Heroes show us what we can become. Where is Arthur when we need him most? Do we live in a world devoid of heroes? I don’t think so; I’ve known many. We just don’t know where to look.
There are many translations of “Le Morte d’Arthur.” I’ve chosen a very heady version. Much of the verse is written in Middle English, so I read each line with purposeful intent, weaving through Arthur’s heroic deeds and often pausing for a moment’s reflection and a sip of tea.
When we tell stories we transform reality. When things are too extraordinary to grasp we turn them into fairy tales, leaving them mysterious and beguiling. My favorite knight from the Arthurian Tales is Percival. I am enthralled by his story; it exemplifies how heroics beget heroics.
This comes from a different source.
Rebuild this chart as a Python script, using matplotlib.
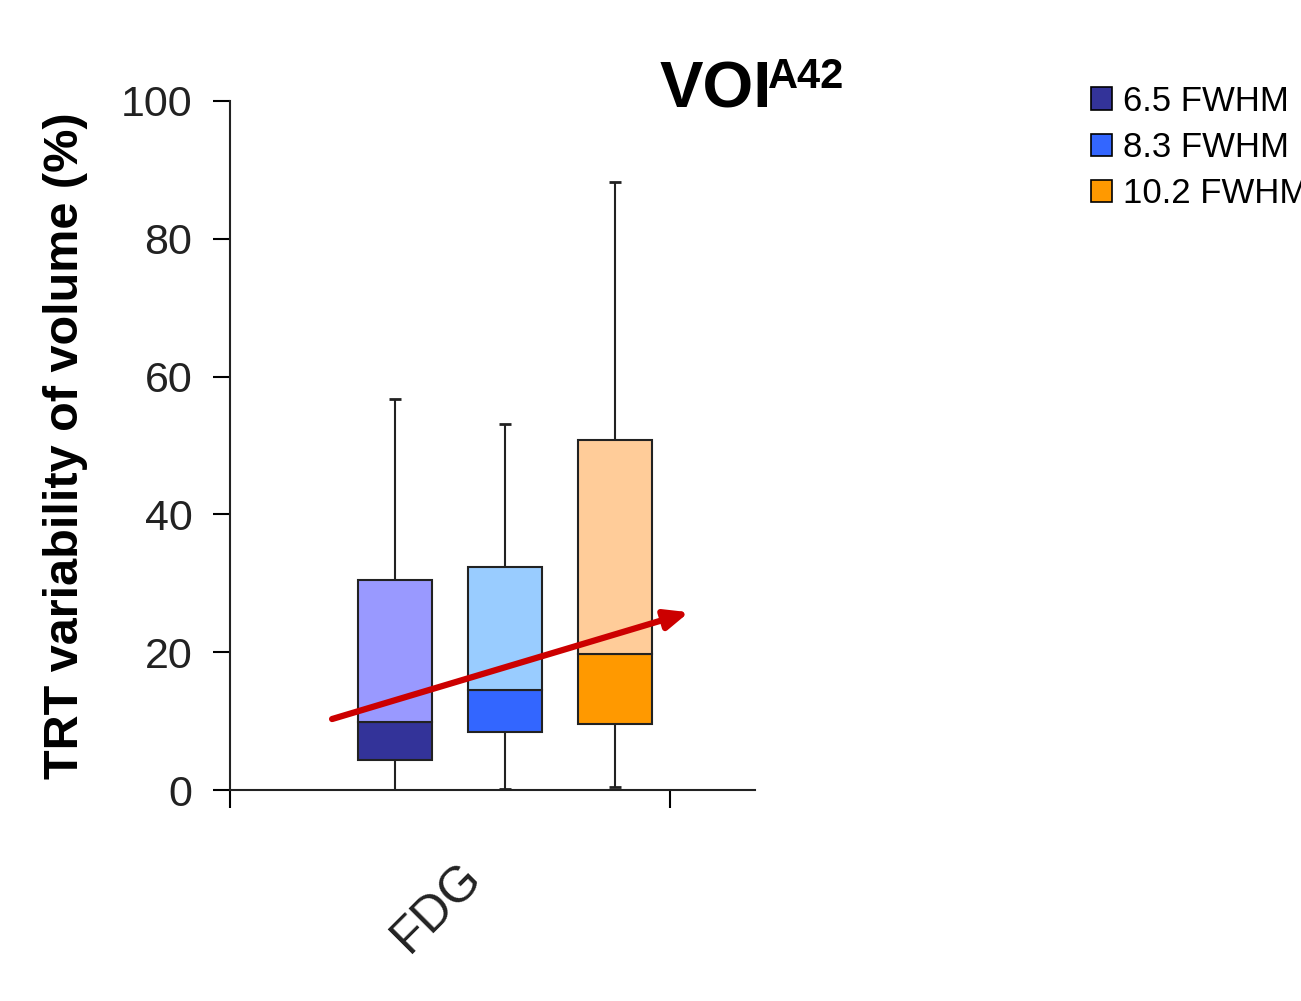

Percival was a prince of noble birth; his father was the warrior King Pellinore and his mother an eloquent queen. Pellinore was continuously warring throughout the Welsh countryside and was eventually killed in battle.
In the story, Percival’s mother, fearing her son would emulate his father, forsakes their royal linage and escapes into the forest to live secluded lives ignorant of war and the ways of men.
According to the tale, 15-year-old Percival is tending to his chores one morning when he sees blinding bright reflections approaching. He is mesmerized and wonders what he is seeing. The reflection comes closer and he begins to tremble. Suddenly he sees four men on huge white steeds, dressed in polished silver armor and carrying lances. Men adorned in colorful tunics carrying flags and banners lead the procession. As they approach, Percival kneels.
“Why dust thou kneel?,” they ask.
“Because you are gods,” Percival shouts.
One of the men says, “Rise boy…we are not gods…we are knights.”